At this point Mr. Bar-Samkha, overflowing with sweetness and the urge to mediate, started to wheedle in his reedy, placatory voice:
"Well, why don't you just have a tiny bit? Just one symbolic piece, eh? For the sake of your parents and the Sabbath day?"
But Lilka, his wife, a soulful, emotional person, cut in on my behalf:
"There's no point in forcing the child! He has a psychological block!"
Lea Bar-Samkha, also known as Lilenka, formerly Lilia Kalisch,* was a frequent visitor to our apartment during most of my childhood in Jerusalem. She was a small, sad, pale, frail woman with drooping shoulders. She had worked for many years as a schoolmistress and had even written two books about the mentality of the child. From behind she looked like a slim twelve-year-old girl. She and my mother spent hours whispering together, sitting on the wicker stools in the kitchen or on chairs that they had taken out into the garden, chatting or poring over some open book or a picture book of artistic gems, head to head and hand to hand.
*I have changed some of the names, for various reasons.
Mostly Lilka came when my father was out at work. I have a feeling that she and my father maintained that polite mutual loathing that is commonly found between husbands and their wives' best friends. If I approached my mother when she was chatting to Lilenka, they both shut up at once and only resumed their conversation when I was out of earshot. Lilia Bar-Samkha looked at me with her wistful, I-understand-and-forgive-everything-on-emotional-grounds smile, but my mother asked me to buck up and say what I needed and leave them alone. They had a lot of shared secrets.

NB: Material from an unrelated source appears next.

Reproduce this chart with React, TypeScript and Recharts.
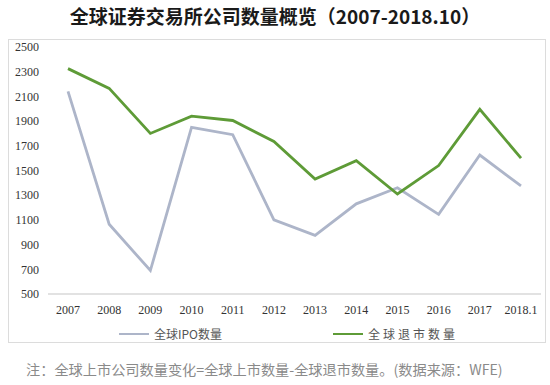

Once Lilenka came when my parents were out. She eyed me for a while with understanding and sorrow, nodded her head as though she was definitely agreeing with herself, and began a conversation. She had truly, but truly, been so fond of me since I was so small, and interested in me. Not interested like those boring grown-ups who always asked if I was good at school, if I liked soccer, or if I still collected stamps, and what did I want to be when I grew up, and silly things like that. No! She was interested in my thoughts! My dreams! My mental life! She considered me such a unique, original child! The soul of an artist in the making! She would like to try one day—not necessarily right now—to make contact with the inner, vulnerable side of my young personality (I was about ten at the time). For example, what did I think about when I was completely alone? What happened in the secret life of my imagination? What really made me happy and sad? What excited me? What frightened me? What repelled me? What kinds of scenery did I find attractive? Had I ever heard of Janusz Korczak? Had I ever read his book
Yotam the Magician?
Did I have any secret thoughts yet about the fair sex? She would love to be my, how to put it, my listening ear. My confidante. Despite the difference in our ages, etc.
I was a compulsively polite child. To her first question, what did I think about, I therefore replied politely: All sorts of things. To the volley
of questions What-excited-me-What-frightened-me I answered: Nothing in particular. While to her offer of friendship I responded tactfully: "Thank you, Auntie Lilia, that's very kind of you."